The recommendation of Society for Maternal-Fetal Medicine (SMFM) for
screening, treatment and prevention of vertical transmission are:
(1) Perform routine screening during pregnancy for HBV
infection with maternal HBsAg testing (grade 1A).
(2) Administer hepatitis B vaccine and HBV immunoglobulin
within 12 hours of birth to all newborns of HBsAg-positive mothers or those
with unknown or undocumented HBsAg status, regardless of whether maternal
antiviral therapy has been given during the pregnancy (grade 1A).
(3) In pregnant women with HBV infection, suggest HBV viral
load testing in the third trimester (grade 2B).
(4) In pregnant women with HBV infection and viral load
>6-8 log 10 copies/mL, HBV-targeted maternal antiviral therapy should be
considered for the purpose of decreasing the risk of intrauterine fetal
infection (grade 2B).
(5) In pregnant women with HBV infection who are candidates
for maternal antiviral therapy, tenofovir should be used as a first-line agent
(grade 2B).
(6) It is recommend that women with HBV infection be
encouraged to breast-feed as long as the infant receives immunoprophylaxis at
birth (HBV vaccination and hepatitis B immunoglobulin) (grade 1C).
(7) HBV infected
women who have an indication for genetic testing, invasive testing (eg
amniocentesis or chorionic villus sampling) may be offered–counseling should
include the fact that the risk for maternal-fetal transmission may increase
with HBV viral load >7 log 10 IU/mL (grade 2C).
(8) Cesarean delivery should not be performed for the sole
indication for reduction of vertical HBV transmission (grade 2C).

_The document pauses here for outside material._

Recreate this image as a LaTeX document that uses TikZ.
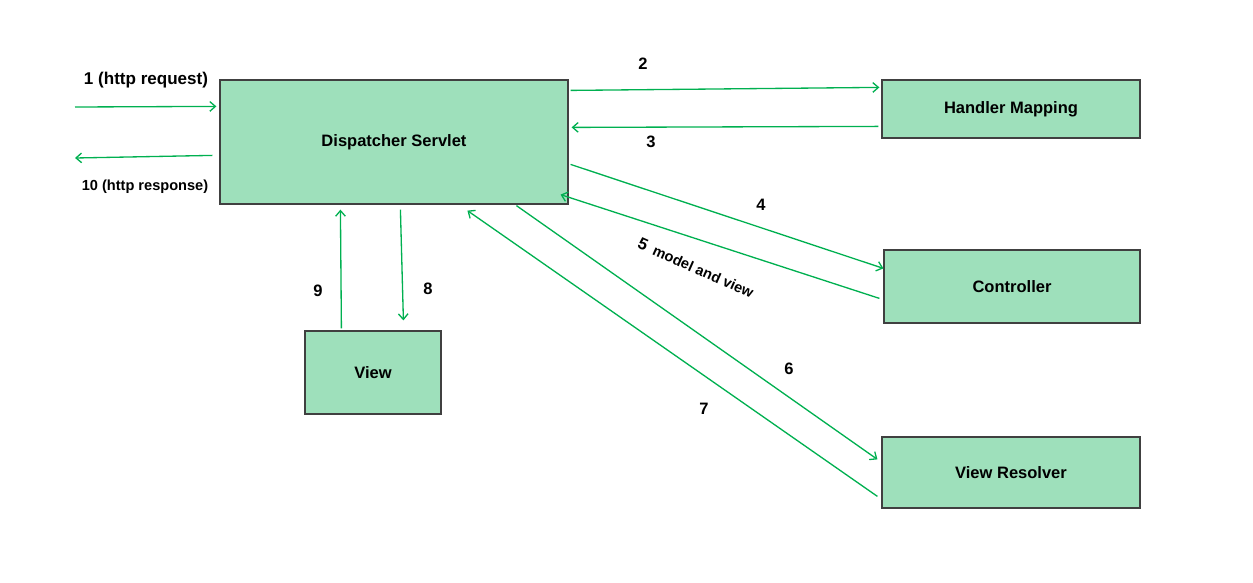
\documentclass[tikz,border=0pt]{standalone}
\usepackage{fontspec}
\setmainfont{Liberation Sans}
\usetikzlibrary{arrows.meta}
\definecolor{boxfill}{RGB}{158,224,187}
\definecolor{boxline}{RGB}{64,64,64}
\definecolor{arrowgreen}{RGB}{0,176,80}
\begin{document}
\begin{tikzpicture}[x=0.02cm,y=-0.02cm,
  compbox/.style={draw=boxline,line width=0.7pt,fill=boxfill,inner sep=0pt,
    font=\fontsize{9.4}{11}\selectfont\bfseries,anchor=center},
  flow/.style={draw=arrowgreen,line width=0.75pt,-{Straight Barb[length=3.2pt,width=5.5pt]}},
  numlbl/.style={font=\fontsize{9.4}{11}\selectfont\bfseries,inner sep=0pt},
  smalllbl/.style={font=\fontsize{8.3}{10}\selectfont\bfseries,inner sep=0pt}]
\useasboundingbox (0,0) rectangle (1253,582);
% boxes
\node[compbox,minimum width=6.96cm,minimum height=2.48cm] (ds) at (394,142) {Dispatcher Servlet};
\node[compbox,minimum width=5.16cm,minimum height=1.16cm] (hm) at (1011,109) {Handler Mapping};
\node[compbox,minimum width=5.12cm,minimum height=1.46cm] (ct) at (1012,286.5) {Controller};
\node[compbox,minimum width=2.72cm,minimum height=1.66cm] (vw) at (373,372.5) {View};
\node[compbox,minimum width=5.16cm,minimum height=1.42cm] (vr) at (1011,472.5) {View Resolver};
% free ends
\coordinate (in1) at (75,107);
\coordinate (out10) at (75,158);
% connectors
\draw[flow] (in1) -- ([shift={(-3,27)}]ds.north west);
\draw[flow] ([shift={(-7,76)}]ds.north west) -- (out10);
\draw[flow] ([shift={(2,11)}]ds.north east) -- ([shift={(-2,8)}]hm.north west);
\draw[flow] ([shift={(-3,47)}]hm.north west) -- ([shift={(3,48)}]ds.north east);
\draw[flow] ([shift={(2,85)}]ds.north east) -- ([shift={(0,19)}]ct.north west);
\draw[flow] ([shift={(-4,49)}]ct.north west) -- ([shift={(-8,-10)}]ds.south east);
\draw[flow] ([shift={(297,1)}]ds.south west) -- ([shift={(-4,23)}]vr.north west);
\draw[flow] ([shift={(-4,60)}]vr.north west) -- ([shift={(248,6)}]ds.south west);
\draw[flow] ([shift={(181,5)}]ds.south west) -- ([shift={(99,-10)}]vw.north west);
\draw[flow] ([shift={(37,-2)}]vw.north west) -- ([shift={(121,5)}]ds.south west);
% labels
\node[font=\fontsize{9.7}{12}\selectfont\bfseries,inner sep=0pt] (l1) at (146,80) {1 (http request)};
\node[smalllbl] (l10) at (145,187) {10 (http response)};
\node[numlbl] (l2) at (643,64) {2};
\node[numlbl] (l3) at (651,142) {3};
\node[numlbl] (l4) at (761,205) {4};
\node[smalllbl,rotate=-24] (l5) at (696,268) {{\fontsize{9.4}{11}\selectfont 5}\hspace{4pt}model and view};
\node[numlbl] (l6) at (789,369) {6};
\node[numlbl] (l7) at (704,409) {7};
\node[numlbl] (l8) at (428,289) {8};
\node[numlbl] (l9) at (318,291) {9};
\end{tikzpicture}
\end{document}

Issues to be considered in a pregnant woman diagnosed as
a chronic HBV carrier?
The majority of pregnant women diagnosed with chronic HBV
infection will be asymptomatic and identified through routine screening with
initial prenatal laboratory tests.
Identification of a pregnant woman as chronically HBV
infected also presents an important opportunity to counsel her regarding risks
to other family and household members. HBV is most easily transmitted via
sexual exposure or blood exposure but can also be transmitted through casual
shared use of household items such as eating utensils and toothbrushes, as well
as through personal contact such as kissing or routine childcare. Therefore,
family and household members should be evaluated for HBV status and referred
for vaccination if found to be uninfected and nonimmune.
The pregnant woman herself should also be assessed for
immunity status for hepatitis A and offered vaccination if not immune, since
coinfection with another viral hepatitis results in compounded morbidity.
To aid in counseling regarding risks and potential
management options as outlined above, baseline LFTs should also be drawn when a
positive HBsAg test result is obtained, along with a baseline quantitative
HBV-DNA level.
The woman should also be counseled regarding exposures to
potentially hepatotoxic medications, even those available over the counter,
such as acetaminophen, and to avoid the use of alcohol even when not pregnant.
Even if the maternal viral load is low and antiviral therapy
during pregnancy is not recommended, the newborn should still receive standard
prophylaxis with HBIG and HBV vaccine within 12 hours of birth, and ongoing
surveillance of the woman’s hepatic function after pregnancy is indicated.